The Enkidu Summer Conference 2007

June 1 - 5, 2007

Mexico City

in:

 

From Mothers to Daughters: Dynamic Definitions of Womanhood in Turkey

Ayla Samli

Anthropology department, 

Rice University

(Estados Unidos)

 

 

The mother-daughter relationship serves as an important site for cultural reproduction and cultural change. While psychoanalysis has extensively theorized the relationships between sons and both their fathers and mothers, the mother-daughter bond deserves further exploration. The mother daughter dynamic could be seen as one of identification and differentiation, thesis and antithesis. 

This paper will juxtapose theorizations of the relationships between mothers and daughters with their lived, culturally specific experiences, addressing within the dynamic context of urban Istanbul how mothers and daughters perceive women’s role as changing over time. In particular places, such as Turkey, enormous generational differences exist in terms of women’s experiences and access to the social sphere, however, longstanding expectations about women’s roles also pervade. So, how do women’s roles in transition interact with traditional idealizations of women’s roles? What has changed and where can we detect movement? What qualities continue to be important for women across generations? 

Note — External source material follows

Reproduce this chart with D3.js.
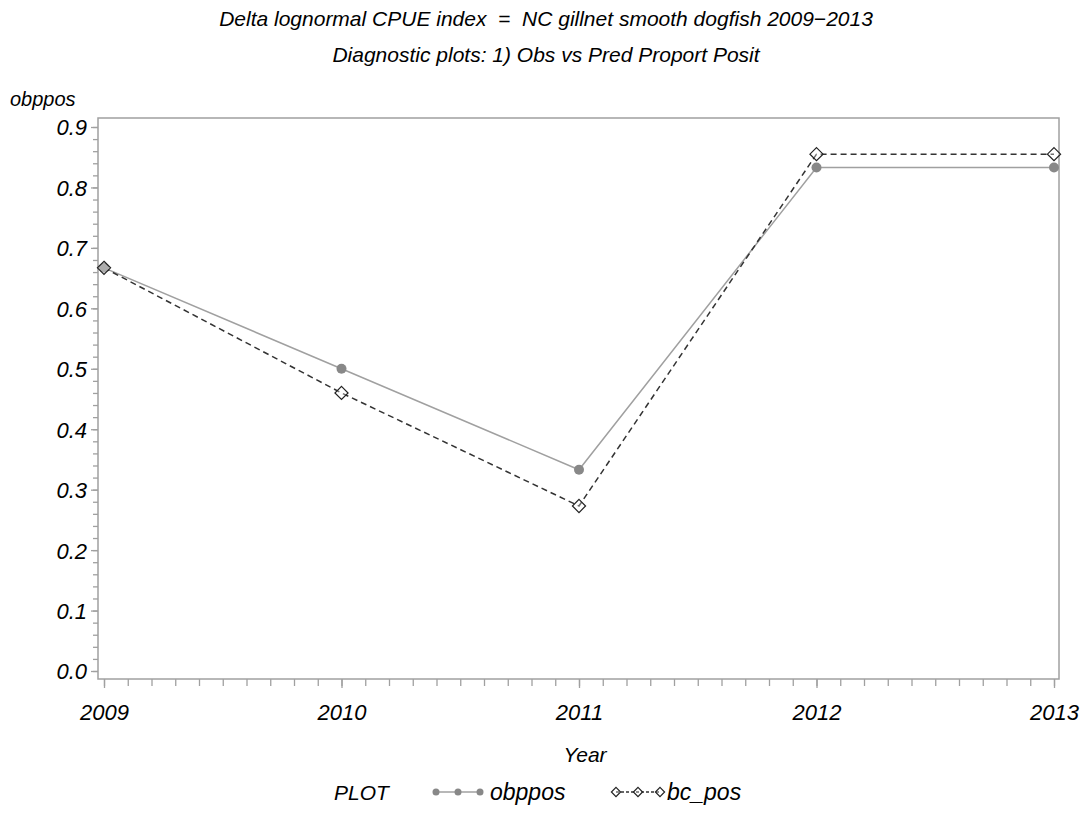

This paper will explore how Istanbul mothers and daughters articulate differences regarding their desires, experiences, and subject positions as women. I will rely on ethnographic data from fieldwork in Istanbul to illustrate these generational differences. Modernity, an inevitable contributor to these generational differences, figures strongly in daughters’ and mothers’ conceptions of womanhood; however, rather than addressing it overtly, it emerges through the ethnographic interviews in descriptions of the material differences between generations. A particularly complicated phenomenon, Turkish modernity simultaneously provides women with more and less freedom. Because women’s empowerment has been central to the Turkish modernization project since 1923 and rising Islamic conservatism has developed more recently, mothers may have grown up under different rhetoric, an certainly a different aesthetic, of womanhood than their daughters. Thus, focused questions about their beliefs and practices will reveal the changing force of modernity though grounded, ethnographic data. 

The possibility of European Union membership, forming one possible future for Turkey, may underlie these narratives, pointing to the connections between national and interfamilial subjectivities. Shifting the scope of analysis, this work addresses shifting notions of womanhood, nationhood, and modernity through personal narratives. A narrative issue encircles this study: the differences between the theoretical and ethnographic narrations of mother-daughter relations. While other studies may bracket these two representative forms and analyze them separately, this paper seeks to meld these representations, to show how the language may enrich both types of data. Since the literature on the mother-daughter roles deserves further development, the ethnographic accounts may provide perspectives for theorizing these roles against the backdrop of modernity.

About Ayla Samli

Ayla Samli is pursuing her PhD in anthropology and a certificate in the program for Women, Gender, and Sexuality at Rice University. She has worked as a fellow for the journal Feminist Economics, and is currently conducting fieldwork on weddings in Istanbul, Turkey.